#### What the exercise asks
Give back the full listing, character for character, with no pictures.

#### Supplied data
______________________________

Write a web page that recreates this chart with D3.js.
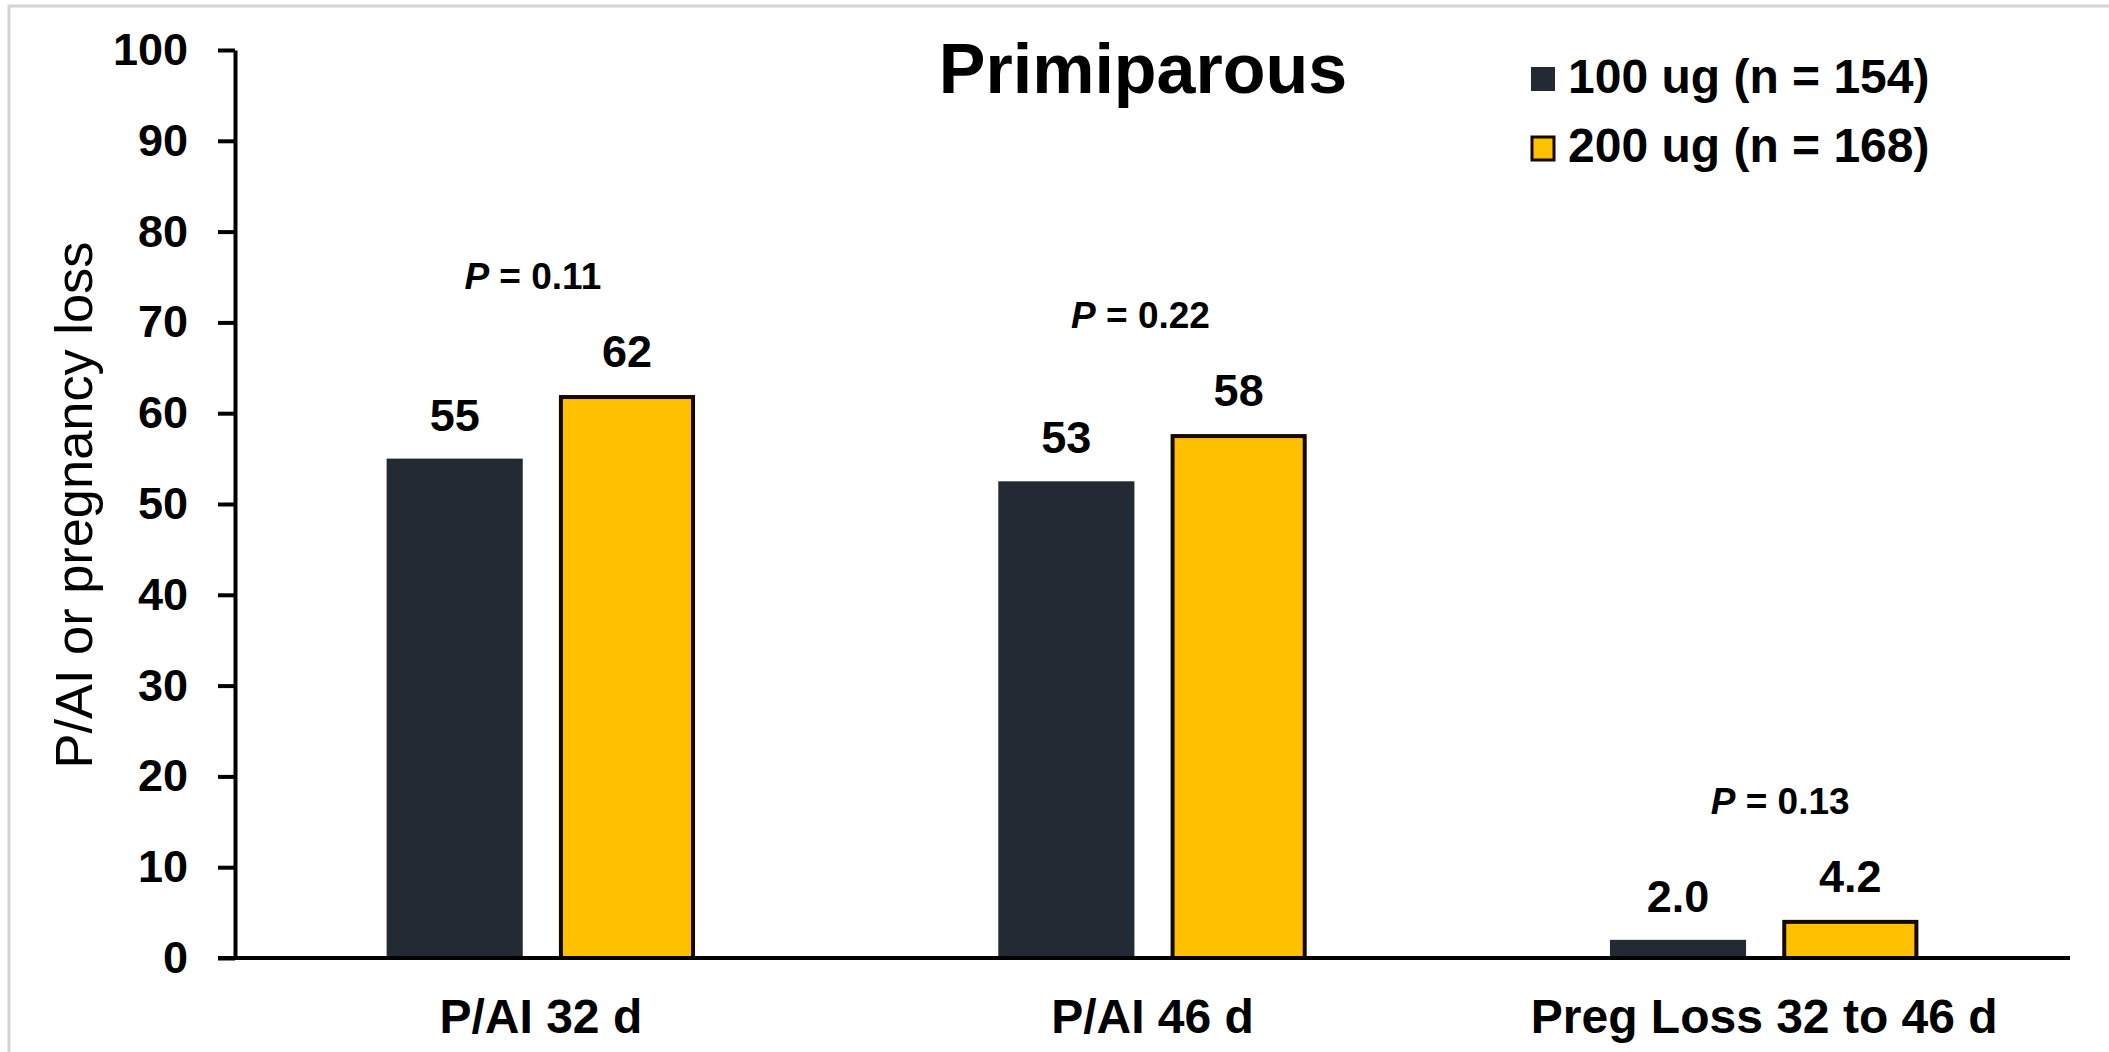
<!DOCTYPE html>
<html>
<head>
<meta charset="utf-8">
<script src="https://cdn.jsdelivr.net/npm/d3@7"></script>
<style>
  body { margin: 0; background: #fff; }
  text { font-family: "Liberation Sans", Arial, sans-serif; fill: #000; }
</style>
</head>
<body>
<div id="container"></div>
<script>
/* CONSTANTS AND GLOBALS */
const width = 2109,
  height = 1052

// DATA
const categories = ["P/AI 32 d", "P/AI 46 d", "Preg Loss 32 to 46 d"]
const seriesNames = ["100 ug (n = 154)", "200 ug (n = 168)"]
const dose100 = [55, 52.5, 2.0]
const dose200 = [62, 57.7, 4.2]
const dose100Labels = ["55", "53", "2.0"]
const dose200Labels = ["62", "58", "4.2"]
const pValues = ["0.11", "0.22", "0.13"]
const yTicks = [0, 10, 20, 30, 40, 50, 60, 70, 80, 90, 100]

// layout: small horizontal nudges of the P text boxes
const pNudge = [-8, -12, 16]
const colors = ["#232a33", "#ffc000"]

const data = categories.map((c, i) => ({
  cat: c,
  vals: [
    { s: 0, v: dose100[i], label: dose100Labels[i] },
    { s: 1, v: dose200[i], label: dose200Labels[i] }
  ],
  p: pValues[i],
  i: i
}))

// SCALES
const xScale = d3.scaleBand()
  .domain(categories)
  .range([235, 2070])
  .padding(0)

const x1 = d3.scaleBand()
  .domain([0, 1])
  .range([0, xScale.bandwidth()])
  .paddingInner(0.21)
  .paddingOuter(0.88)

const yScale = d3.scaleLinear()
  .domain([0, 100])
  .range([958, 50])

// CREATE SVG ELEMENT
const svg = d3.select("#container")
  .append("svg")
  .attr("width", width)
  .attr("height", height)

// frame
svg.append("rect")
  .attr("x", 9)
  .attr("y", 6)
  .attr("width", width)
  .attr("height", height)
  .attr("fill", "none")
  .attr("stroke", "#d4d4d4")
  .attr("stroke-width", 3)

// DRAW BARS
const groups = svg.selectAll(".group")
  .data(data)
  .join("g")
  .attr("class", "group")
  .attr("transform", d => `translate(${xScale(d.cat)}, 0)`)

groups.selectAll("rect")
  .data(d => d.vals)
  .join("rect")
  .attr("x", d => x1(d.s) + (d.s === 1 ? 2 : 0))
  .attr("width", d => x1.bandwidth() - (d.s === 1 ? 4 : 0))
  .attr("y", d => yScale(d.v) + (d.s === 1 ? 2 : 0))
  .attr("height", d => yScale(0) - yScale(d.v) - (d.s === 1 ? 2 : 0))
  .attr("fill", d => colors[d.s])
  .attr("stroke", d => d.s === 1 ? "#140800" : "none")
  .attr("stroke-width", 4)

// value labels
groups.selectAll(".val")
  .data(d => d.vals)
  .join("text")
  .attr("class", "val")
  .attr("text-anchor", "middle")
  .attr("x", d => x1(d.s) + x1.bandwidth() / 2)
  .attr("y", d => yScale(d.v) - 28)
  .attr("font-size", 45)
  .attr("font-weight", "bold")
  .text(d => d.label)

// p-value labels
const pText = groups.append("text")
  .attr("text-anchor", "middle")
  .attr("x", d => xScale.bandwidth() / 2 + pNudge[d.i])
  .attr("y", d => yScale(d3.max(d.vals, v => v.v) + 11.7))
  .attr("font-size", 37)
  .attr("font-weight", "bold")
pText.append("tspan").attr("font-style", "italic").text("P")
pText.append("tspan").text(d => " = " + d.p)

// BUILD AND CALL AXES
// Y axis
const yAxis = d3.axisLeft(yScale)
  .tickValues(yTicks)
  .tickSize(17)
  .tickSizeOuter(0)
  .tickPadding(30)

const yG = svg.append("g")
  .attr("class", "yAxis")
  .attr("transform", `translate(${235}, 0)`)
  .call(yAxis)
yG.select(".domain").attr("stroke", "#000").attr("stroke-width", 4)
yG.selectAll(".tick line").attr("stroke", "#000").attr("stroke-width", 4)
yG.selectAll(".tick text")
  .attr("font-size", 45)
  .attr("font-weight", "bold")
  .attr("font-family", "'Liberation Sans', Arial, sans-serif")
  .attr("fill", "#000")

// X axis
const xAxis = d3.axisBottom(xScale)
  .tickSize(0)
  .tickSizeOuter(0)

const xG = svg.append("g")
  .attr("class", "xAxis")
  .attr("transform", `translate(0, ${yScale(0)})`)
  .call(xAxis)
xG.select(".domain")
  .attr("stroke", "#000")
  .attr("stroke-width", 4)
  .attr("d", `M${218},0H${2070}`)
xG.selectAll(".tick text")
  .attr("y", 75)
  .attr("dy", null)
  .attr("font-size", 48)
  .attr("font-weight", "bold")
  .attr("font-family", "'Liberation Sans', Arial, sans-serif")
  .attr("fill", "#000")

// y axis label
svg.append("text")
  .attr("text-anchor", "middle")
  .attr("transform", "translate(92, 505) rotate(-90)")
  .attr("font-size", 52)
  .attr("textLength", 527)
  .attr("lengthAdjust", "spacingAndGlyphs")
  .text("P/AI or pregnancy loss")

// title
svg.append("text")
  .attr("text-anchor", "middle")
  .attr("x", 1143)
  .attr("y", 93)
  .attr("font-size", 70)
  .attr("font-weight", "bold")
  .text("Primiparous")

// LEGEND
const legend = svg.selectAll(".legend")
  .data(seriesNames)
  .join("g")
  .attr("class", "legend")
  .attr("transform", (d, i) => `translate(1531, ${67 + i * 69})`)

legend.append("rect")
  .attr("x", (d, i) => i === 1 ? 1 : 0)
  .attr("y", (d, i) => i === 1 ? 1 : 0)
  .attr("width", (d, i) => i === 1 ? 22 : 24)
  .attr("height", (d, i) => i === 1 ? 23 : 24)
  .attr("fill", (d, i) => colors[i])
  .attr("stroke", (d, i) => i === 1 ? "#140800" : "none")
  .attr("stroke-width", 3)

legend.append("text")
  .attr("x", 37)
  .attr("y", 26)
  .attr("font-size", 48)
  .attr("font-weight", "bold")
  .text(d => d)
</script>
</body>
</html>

______________________________

#### Output for this exercise
Write a web page that recreates this chart with D3.js.
<!DOCTYPE html>
<html>
<head>
<meta charset="utf-8">
<script src="https://cdn.jsdelivr.net/npm/d3@7"></script>
<style>
  body { margin: 0; background: #fff; }
  text { font-family: "Liberation Sans", Arial, sans-serif; fill: #000; }
</style>
</head>
<body>
<div id="container"></div>
<script>
/* CONSTANTS AND GLOBALS */
const width = 2109,
  height = 1052

// DATA
const categories = ["P/AI 32 d", "P/AI 46 d", "Preg Loss 32 to 46 d"]
const seriesNames = ["100 ug (n = 154)", "200 ug (n = 168)"]
const dose100 = [55, 52.5, 2.0]
const dose200 = [62, 57.7, 4.2]
const dose100Labels = ["55", "53", "2.0"]
const dose200Labels = ["62", "58", "4.2"]
const pValues = ["0.11", "0.22", "0.13"]
const yTicks = [0, 10, 20, 30, 40, 50, 60, 70, 80, 90, 100]

// layout: small horizontal nudges of the P text boxes
const pNudge = [-8, -12, 16]
const colors = ["#232a33", "#ffc000"]

const data = categories.map((c, i) => ({
  cat: c,
  vals: [
    { s: 0, v: dose100[i], label: dose100Labels[i] },
    { s: 1, v: dose200[i], label: dose200Labels[i] }
  ],
  p: pValues[i],
  i: i
}))

// SCALES
const xScale = d3.scaleBand()
  .domain(categories)
  .range([235, 2070])
  .padding(0)

const x1 = d3.scaleBand()
  .domain([0, 1])
  .range([0, xScale.bandwidth()])
  .paddingInner(0.21)
  .paddingOuter(0.88)

const yScale = d3.scaleLinear()
  .domain([0, 100])
  .range([958, 50])

// CREATE SVG ELEMENT
const svg = d3.select("#container")
  .append("svg")
  .attr("width", width)
  .attr("height", height)

// frame
svg.append("rect")
  .attr("x", 9)
  .attr("y", 6)
  .attr("width", width)
  .attr("height", height)
  .attr("fill", "none")
  .attr("stroke", "#d4d4d4")
  .attr("stroke-width", 3)

// DRAW BARS
const groups = svg.selectAll(".group")
  .data(data)
  .join("g")
  .attr("class", "group")
  .attr("transform", d => `translate(${xScale(d.cat)}, 0)`)

groups.selectAll("rect")
  .data(d => d.vals)
  .join("rect")
  .attr("x", d => x1(d.s) + (d.s === 1 ? 2 : 0))
  .attr("width", d => x1.bandwidth() - (d.s === 1 ? 4 : 0))
  .attr("y", d => yScale(d.v) + (d.s === 1 ? 2 : 0))
  .attr("height", d => yScale(0) - yScale(d.v) - (d.s === 1 ? 2 : 0))
  .attr("fill", d => colors[d.s])
  .attr("stroke", d => d.s === 1 ? "#140800" : "none")
  .attr("stroke-width", 4)

// value labels
groups.selectAll(".val")
  .data(d => d.vals)
  .join("text")
  .attr("class", "val")
  .attr("text-anchor", "middle")
  .attr("x", d => x1(d.s) + x1.bandwidth() / 2)
  .attr("y", d => yScale(d.v) - 28)
  .attr("font-size", 45)
  .attr("font-weight", "bold")
  .text(d => d.label)

// p-value labels
const pText = groups.append("text")
  .attr("text-anchor", "middle")
  .attr("x", d => xScale.bandwidth() / 2 + pNudge[d.i])
  .attr("y", d => yScale(d3.max(d.vals, v => v.v) + 11.7))
  .attr("font-size", 37)
  .attr("font-weight", "bold")
pText.append("tspan").attr("font-style", "italic").text("P")
pText.append("tspan").text(d => " = " + d.p)

// BUILD AND CALL AXES
// Y axis
const yAxis = d3.axisLeft(yScale)
  .tickValues(yTicks)
  .tickSize(17)
  .tickSizeOuter(0)
  .tickPadding(30)

const yG = svg.append("g")
  .attr("class", "yAxis")
  .attr("transform", `translate(${235}, 0)`)
  .call(yAxis)
yG.select(".domain").attr("stroke", "#000").attr("stroke-width", 4)
yG.selectAll(".tick line").attr("stroke", "#000").attr("stroke-width", 4)
yG.selectAll(".tick text")
  .attr("font-size", 45)
  .attr("font-weight", "bold")
  .attr("font-family", "'Liberation Sans', Arial, sans-serif")
  .attr("fill", "#000")

// X axis
const xAxis = d3.axisBottom(xScale)
  .tickSize(0)
  .tickSizeOuter(0)

const xG = svg.append("g")
  .attr("class", "xAxis")
  .attr("transform", `translate(0, ${yScale(0)})`)
  .call(xAxis)
xG.select(".domain")
  .attr("stroke", "#000")
  .attr("stroke-width", 4)
  .attr("d", `M${218},0H${2070}`)
xG.selectAll(".tick text")
  .attr("y", 75)
  .attr("dy", null)
  .attr("font-size", 48)
  .attr("font-weight", "bold")
  .attr("font-family", "'Liberation Sans', Arial, sans-serif")
  .attr("fill", "#000")

// y axis label
svg.append("text")
  .attr("text-anchor", "middle")
  .attr("transform", "translate(92, 505) rotate(-90)")
  .attr("font-size", 52)
  .attr("textLength", 527)
  .attr("lengthAdjust", "spacingAndGlyphs")
  .text("P/AI or pregnancy loss")

// title
svg.append("text")
  .attr("text-anchor", "middle")
  .attr("x", 1143)
  .attr("y", 93)
  .attr("font-size", 70)
  .attr("font-weight", "bold")
  .text("Primiparous")

// LEGEND
const legend = svg.selectAll(".legend")
  .data(seriesNames)
  .join("g")
  .attr("class", "legend")
  .attr("transform", (d, i) => `translate(1531, ${67 + i * 69})`)

legend.append("rect")
  .attr("x", (d, i) => i === 1 ? 1 : 0)
  .attr("y", (d, i) => i === 1 ? 1 : 0)
  .attr("width", (d, i) => i === 1 ? 22 : 24)
  .attr("height", (d, i) => i === 1 ? 23 : 24)
  .attr("fill", (d, i) => colors[i])
  .attr("stroke", (d, i) => i === 1 ? "#140800" : "none")
  .attr("stroke-width", 3)

legend.append("text")
  .attr("x", 37)
  .attr("y", 26)
  .attr("font-size", 48)
  .attr("font-weight", "bold")
  .text(d => d)
</script>
</body>
</html>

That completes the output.